> _EXERCISE BRIEF_
Transcribe the listing verbatim. Do not carry over any pictures.

:: RECORDED INFORMATION

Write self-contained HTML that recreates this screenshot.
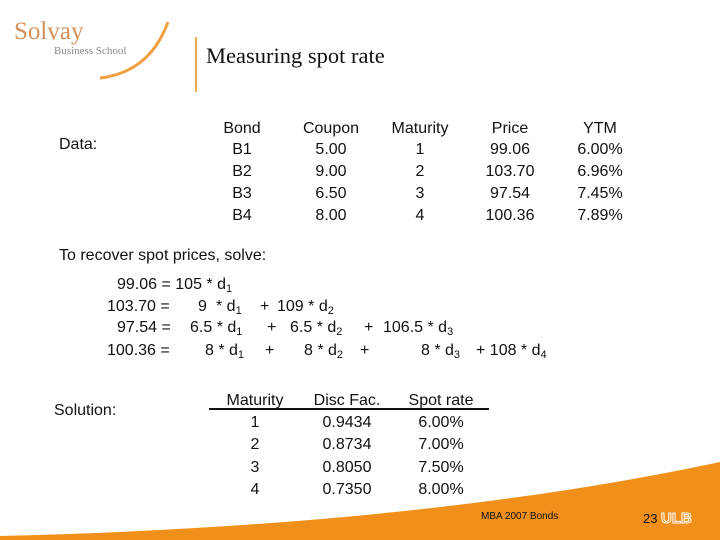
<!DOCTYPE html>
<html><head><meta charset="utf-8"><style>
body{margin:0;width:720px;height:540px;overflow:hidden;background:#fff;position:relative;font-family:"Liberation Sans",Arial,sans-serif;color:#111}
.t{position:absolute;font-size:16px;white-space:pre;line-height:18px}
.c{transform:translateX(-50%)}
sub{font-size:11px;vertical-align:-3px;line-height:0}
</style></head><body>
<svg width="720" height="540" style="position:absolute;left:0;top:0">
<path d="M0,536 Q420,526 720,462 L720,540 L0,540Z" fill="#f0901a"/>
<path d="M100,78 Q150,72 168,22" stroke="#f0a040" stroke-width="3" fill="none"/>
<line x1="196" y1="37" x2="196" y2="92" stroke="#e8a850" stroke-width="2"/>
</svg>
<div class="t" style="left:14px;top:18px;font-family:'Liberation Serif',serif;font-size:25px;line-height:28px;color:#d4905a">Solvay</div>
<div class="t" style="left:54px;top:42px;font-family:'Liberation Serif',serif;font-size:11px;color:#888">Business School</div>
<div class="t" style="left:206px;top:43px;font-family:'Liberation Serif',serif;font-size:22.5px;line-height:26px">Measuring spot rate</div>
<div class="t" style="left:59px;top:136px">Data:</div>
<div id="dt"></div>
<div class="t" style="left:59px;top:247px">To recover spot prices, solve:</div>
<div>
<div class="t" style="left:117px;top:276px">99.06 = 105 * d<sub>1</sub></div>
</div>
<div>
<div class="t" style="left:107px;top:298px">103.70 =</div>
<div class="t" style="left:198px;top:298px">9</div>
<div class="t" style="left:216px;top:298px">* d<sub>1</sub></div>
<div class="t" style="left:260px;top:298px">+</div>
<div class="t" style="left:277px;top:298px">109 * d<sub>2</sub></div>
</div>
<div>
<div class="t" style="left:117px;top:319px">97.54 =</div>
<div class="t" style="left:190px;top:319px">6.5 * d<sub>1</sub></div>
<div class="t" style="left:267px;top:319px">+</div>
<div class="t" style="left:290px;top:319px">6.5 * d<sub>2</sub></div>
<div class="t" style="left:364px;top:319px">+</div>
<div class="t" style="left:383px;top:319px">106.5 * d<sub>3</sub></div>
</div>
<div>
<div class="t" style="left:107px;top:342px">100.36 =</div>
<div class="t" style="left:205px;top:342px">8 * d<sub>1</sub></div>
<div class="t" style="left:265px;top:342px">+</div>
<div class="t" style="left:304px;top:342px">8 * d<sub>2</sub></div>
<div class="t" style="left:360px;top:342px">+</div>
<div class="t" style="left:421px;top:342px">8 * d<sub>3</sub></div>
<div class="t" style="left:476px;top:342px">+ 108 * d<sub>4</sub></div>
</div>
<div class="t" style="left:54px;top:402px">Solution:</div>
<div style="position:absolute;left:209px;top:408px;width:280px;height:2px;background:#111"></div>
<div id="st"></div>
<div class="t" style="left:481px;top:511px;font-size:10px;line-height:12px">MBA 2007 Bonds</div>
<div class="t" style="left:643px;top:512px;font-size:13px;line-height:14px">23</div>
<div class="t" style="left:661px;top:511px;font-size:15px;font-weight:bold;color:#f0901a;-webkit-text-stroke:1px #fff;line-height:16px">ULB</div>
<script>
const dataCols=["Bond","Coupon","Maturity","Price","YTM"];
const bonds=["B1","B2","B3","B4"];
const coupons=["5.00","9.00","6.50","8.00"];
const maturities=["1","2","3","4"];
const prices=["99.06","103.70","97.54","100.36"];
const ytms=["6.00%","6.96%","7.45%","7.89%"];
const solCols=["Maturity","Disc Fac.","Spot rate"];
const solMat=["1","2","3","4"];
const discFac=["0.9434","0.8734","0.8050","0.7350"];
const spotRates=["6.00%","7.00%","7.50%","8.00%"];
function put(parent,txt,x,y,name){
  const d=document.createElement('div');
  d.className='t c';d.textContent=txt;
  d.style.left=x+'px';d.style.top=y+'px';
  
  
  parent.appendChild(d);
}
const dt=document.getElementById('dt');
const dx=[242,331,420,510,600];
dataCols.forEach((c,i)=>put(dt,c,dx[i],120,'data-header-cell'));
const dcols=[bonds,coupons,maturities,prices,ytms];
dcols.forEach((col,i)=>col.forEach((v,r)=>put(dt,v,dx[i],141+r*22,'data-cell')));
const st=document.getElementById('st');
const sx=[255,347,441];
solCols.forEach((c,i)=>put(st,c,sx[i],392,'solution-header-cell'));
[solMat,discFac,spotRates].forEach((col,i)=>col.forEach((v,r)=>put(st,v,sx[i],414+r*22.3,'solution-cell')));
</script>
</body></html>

::::

> _REPLY TO THE EXERCISE_
Write self-contained HTML that recreates this screenshot.
<!DOCTYPE html>
<html><head><meta charset="utf-8"><style>
body{margin:0;width:720px;height:540px;overflow:hidden;background:#fff;position:relative;font-family:"Liberation Sans",Arial,sans-serif;color:#111}
.t{position:absolute;font-size:16px;white-space:pre;line-height:18px}
.c{transform:translateX(-50%)}
sub{font-size:11px;vertical-align:-3px;line-height:0}
</style></head><body>
<svg width="720" height="540" style="position:absolute;left:0;top:0">
<path d="M0,536 Q420,526 720,462 L720,540 L0,540Z" fill="#f0901a"/>
<path d="M100,78 Q150,72 168,22" stroke="#f0a040" stroke-width="3" fill="none"/>
<line x1="196" y1="37" x2="196" y2="92" stroke="#e8a850" stroke-width="2"/>
</svg>
<div class="t" style="left:14px;top:18px;font-family:'Liberation Serif',serif;font-size:25px;line-height:28px;color:#d4905a">Solvay</div>
<div class="t" style="left:54px;top:42px;font-family:'Liberation Serif',serif;font-size:11px;color:#888">Business School</div>
<div class="t" style="left:206px;top:43px;font-family:'Liberation Serif',serif;font-size:22.5px;line-height:26px">Measuring spot rate</div>
<div class="t" style="left:59px;top:136px">Data:</div>
<div id="dt"></div>
<div class="t" style="left:59px;top:247px">To recover spot prices, solve:</div>
<div>
<div class="t" style="left:117px;top:276px">99.06 = 105 * d<sub>1</sub></div>
</div>
<div>
<div class="t" style="left:107px;top:298px">103.70 =</div>
<div class="t" style="left:198px;top:298px">9</div>
<div class="t" style="left:216px;top:298px">* d<sub>1</sub></div>
<div class="t" style="left:260px;top:298px">+</div>
<div class="t" style="left:277px;top:298px">109 * d<sub>2</sub></div>
</div>
<div>
<div class="t" style="left:117px;top:319px">97.54 =</div>
<div class="t" style="left:190px;top:319px">6.5 * d<sub>1</sub></div>
<div class="t" style="left:267px;top:319px">+</div>
<div class="t" style="left:290px;top:319px">6.5 * d<sub>2</sub></div>
<div class="t" style="left:364px;top:319px">+</div>
<div class="t" style="left:383px;top:319px">106.5 * d<sub>3</sub></div>
</div>
<div>
<div class="t" style="left:107px;top:342px">100.36 =</div>
<div class="t" style="left:205px;top:342px">8 * d<sub>1</sub></div>
<div class="t" style="left:265px;top:342px">+</div>
<div class="t" style="left:304px;top:342px">8 * d<sub>2</sub></div>
<div class="t" style="left:360px;top:342px">+</div>
<div class="t" style="left:421px;top:342px">8 * d<sub>3</sub></div>
<div class="t" style="left:476px;top:342px">+ 108 * d<sub>4</sub></div>
</div>
<div class="t" style="left:54px;top:402px">Solution:</div>
<div style="position:absolute;left:209px;top:408px;width:280px;height:2px;background:#111"></div>
<div id="st"></div>
<div class="t" style="left:481px;top:511px;font-size:10px;line-height:12px">MBA 2007 Bonds</div>
<div class="t" style="left:643px;top:512px;font-size:13px;line-height:14px">23</div>
<div class="t" style="left:661px;top:511px;font-size:15px;font-weight:bold;color:#f0901a;-webkit-text-stroke:1px #fff;line-height:16px">ULB</div>
<script>
const dataCols=["Bond","Coupon","Maturity","Price","YTM"];
const bonds=["B1","B2","B3","B4"];
const coupons=["5.00","9.00","6.50","8.00"];
const maturities=["1","2","3","4"];
const prices=["99.06","103.70","97.54","100.36"];
const ytms=["6.00%","6.96%","7.45%","7.89%"];
const solCols=["Maturity","Disc Fac.","Spot rate"];
const solMat=["1","2","3","4"];
const discFac=["0.9434","0.8734","0.8050","0.7350"];
const spotRates=["6.00%","7.00%","7.50%","8.00%"];
function put(parent,txt,x,y,name){
  const d=document.createElement('div');
  d.className='t c';d.textContent=txt;
  d.style.left=x+'px';d.style.top=y+'px';
  
  
  parent.appendChild(d);
}
const dt=document.getElementById('dt');
const dx=[242,331,420,510,600];
dataCols.forEach((c,i)=>put(dt,c,dx[i],120,'data-header-cell'));
const dcols=[bonds,coupons,maturities,prices,ytms];
dcols.forEach((col,i)=>col.forEach((v,r)=>put(dt,v,dx[i],141+r*22,'data-cell')));
const st=document.getElementById('st');
const sx=[255,347,441];
solCols.forEach((c,i)=>put(st,c,sx[i],392,'solution-header-cell'));
[solMat,discFac,spotRates].forEach((col,i)=>col.forEach((v,r)=>put(st,v,sx[i],414+r*22.3,'solution-cell')));
</script>
</body></html>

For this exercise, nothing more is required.